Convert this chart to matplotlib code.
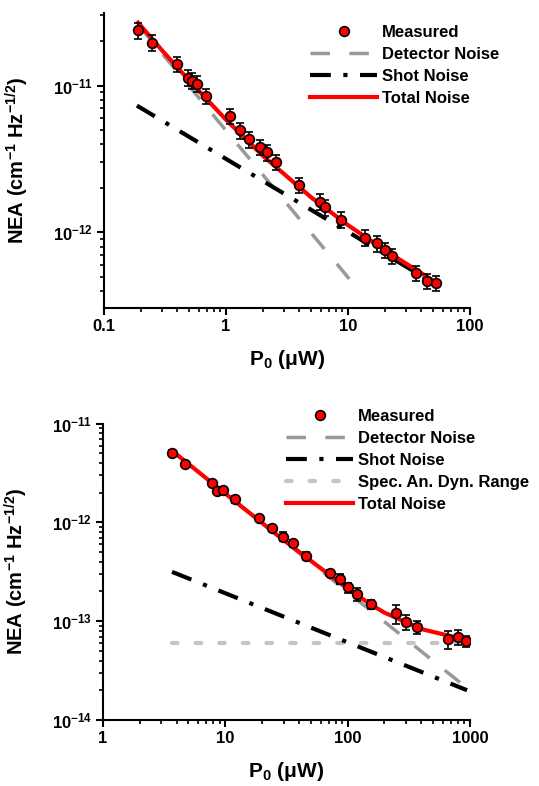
· · · ·
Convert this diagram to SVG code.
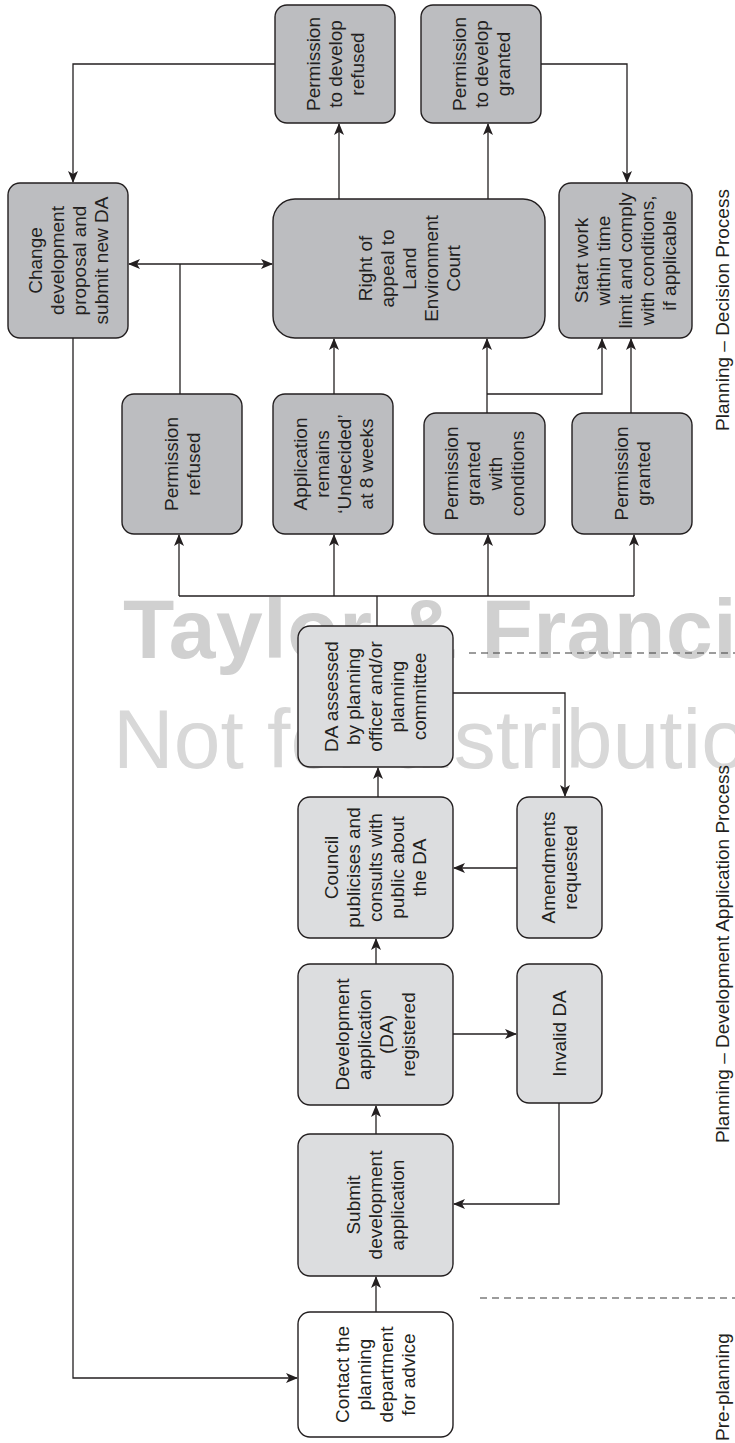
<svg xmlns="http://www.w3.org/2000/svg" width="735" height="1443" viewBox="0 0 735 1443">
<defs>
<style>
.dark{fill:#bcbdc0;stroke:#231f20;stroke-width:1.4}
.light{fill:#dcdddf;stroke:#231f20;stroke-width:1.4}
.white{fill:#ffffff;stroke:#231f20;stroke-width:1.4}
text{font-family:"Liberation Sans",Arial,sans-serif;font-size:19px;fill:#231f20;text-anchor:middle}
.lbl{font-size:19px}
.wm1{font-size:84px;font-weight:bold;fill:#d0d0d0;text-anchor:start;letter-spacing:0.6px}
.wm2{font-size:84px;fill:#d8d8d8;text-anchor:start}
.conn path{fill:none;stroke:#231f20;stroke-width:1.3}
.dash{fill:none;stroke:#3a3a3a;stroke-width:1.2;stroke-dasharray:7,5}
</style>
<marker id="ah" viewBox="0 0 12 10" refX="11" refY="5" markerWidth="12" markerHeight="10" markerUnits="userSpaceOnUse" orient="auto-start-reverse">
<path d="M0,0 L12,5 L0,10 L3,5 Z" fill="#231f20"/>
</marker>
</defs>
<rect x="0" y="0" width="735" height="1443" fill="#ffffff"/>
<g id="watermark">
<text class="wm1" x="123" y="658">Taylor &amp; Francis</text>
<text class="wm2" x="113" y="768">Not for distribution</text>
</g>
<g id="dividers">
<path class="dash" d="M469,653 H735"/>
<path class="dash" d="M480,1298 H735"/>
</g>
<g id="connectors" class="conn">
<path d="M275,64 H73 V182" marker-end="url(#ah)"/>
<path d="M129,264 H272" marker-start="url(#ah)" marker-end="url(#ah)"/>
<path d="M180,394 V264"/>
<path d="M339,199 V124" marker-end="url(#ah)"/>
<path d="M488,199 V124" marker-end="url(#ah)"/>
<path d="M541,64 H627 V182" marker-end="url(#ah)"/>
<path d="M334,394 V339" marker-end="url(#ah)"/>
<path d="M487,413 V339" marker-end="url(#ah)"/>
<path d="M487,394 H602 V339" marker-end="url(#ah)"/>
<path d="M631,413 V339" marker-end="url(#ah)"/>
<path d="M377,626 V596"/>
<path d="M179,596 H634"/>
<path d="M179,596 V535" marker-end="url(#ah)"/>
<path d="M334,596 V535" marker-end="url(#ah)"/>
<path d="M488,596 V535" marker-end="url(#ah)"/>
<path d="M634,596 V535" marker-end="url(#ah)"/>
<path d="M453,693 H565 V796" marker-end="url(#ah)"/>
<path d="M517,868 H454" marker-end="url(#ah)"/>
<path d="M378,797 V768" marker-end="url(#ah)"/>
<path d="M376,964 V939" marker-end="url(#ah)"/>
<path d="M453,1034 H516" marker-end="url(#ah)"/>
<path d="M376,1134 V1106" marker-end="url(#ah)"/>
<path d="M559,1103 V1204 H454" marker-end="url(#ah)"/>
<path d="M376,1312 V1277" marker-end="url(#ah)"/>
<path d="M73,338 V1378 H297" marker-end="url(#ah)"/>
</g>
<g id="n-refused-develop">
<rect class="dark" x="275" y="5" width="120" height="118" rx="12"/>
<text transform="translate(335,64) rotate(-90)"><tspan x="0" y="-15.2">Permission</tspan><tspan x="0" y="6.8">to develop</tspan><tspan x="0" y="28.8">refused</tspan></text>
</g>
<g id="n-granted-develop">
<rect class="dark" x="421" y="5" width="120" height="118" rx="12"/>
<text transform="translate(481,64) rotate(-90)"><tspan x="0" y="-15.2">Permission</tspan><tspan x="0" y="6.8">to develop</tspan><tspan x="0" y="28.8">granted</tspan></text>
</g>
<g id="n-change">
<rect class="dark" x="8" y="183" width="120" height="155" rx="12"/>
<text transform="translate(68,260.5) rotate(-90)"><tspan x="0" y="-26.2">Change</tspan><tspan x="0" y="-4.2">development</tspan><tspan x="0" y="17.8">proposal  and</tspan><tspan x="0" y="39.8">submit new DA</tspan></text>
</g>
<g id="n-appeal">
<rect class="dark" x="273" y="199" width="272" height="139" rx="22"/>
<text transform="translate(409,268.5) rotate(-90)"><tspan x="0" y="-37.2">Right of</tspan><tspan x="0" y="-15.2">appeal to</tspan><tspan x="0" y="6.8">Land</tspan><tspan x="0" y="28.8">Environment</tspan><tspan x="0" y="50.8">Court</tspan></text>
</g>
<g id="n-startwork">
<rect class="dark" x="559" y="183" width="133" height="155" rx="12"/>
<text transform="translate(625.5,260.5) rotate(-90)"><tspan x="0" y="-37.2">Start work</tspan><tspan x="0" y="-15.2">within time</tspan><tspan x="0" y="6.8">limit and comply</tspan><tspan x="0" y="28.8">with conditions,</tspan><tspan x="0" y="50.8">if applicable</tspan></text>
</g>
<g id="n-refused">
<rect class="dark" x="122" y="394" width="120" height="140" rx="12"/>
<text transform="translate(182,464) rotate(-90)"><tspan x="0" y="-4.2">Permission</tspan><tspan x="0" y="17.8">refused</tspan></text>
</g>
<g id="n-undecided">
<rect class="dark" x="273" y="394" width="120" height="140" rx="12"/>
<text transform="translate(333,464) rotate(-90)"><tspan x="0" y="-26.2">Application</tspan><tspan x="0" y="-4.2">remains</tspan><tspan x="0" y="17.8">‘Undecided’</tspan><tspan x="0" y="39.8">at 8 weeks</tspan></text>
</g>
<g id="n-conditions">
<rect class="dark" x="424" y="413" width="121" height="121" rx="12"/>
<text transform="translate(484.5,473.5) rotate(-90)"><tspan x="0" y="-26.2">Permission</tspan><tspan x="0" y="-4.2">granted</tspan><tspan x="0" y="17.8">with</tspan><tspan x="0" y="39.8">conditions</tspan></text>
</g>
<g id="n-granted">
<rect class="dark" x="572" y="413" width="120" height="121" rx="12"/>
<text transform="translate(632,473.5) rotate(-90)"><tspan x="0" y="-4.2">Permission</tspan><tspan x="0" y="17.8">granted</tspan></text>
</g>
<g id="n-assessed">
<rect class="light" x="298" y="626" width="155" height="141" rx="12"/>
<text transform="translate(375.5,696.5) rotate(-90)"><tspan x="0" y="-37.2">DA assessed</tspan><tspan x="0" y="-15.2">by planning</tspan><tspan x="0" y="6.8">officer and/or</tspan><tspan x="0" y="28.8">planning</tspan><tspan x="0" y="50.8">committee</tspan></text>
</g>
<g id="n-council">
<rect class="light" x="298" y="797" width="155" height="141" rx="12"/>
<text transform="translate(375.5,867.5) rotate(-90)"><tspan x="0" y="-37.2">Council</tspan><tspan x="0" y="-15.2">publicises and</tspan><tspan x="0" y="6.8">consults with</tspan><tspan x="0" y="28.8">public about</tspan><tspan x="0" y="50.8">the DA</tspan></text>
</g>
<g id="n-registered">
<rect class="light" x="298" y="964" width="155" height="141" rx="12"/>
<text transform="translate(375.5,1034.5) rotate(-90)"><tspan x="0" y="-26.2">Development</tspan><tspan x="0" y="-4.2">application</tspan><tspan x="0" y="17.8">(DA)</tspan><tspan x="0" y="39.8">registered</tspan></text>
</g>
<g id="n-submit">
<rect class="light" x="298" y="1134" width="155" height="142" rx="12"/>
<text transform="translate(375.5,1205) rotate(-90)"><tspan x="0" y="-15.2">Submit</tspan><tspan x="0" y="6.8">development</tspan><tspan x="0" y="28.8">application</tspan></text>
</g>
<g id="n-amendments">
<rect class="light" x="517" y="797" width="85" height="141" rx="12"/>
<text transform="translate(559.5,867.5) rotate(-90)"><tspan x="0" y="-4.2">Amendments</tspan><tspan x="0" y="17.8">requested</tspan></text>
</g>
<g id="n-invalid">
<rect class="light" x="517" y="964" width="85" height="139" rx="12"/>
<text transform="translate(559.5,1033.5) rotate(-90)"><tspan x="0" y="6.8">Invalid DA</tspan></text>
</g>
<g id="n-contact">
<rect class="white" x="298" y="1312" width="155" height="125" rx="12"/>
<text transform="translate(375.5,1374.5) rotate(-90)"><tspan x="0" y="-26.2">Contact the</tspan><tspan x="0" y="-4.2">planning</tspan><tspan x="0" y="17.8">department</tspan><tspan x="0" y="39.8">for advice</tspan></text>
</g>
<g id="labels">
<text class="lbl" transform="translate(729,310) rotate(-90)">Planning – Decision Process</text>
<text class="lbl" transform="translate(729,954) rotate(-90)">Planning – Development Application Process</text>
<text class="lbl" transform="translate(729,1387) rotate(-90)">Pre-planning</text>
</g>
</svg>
· · · ·
▶ [WRITTEN REQUEST]: What is the number of lines in the records that contain "code"? Give that number only.

▶ [EXERCISE ANSWER]: 2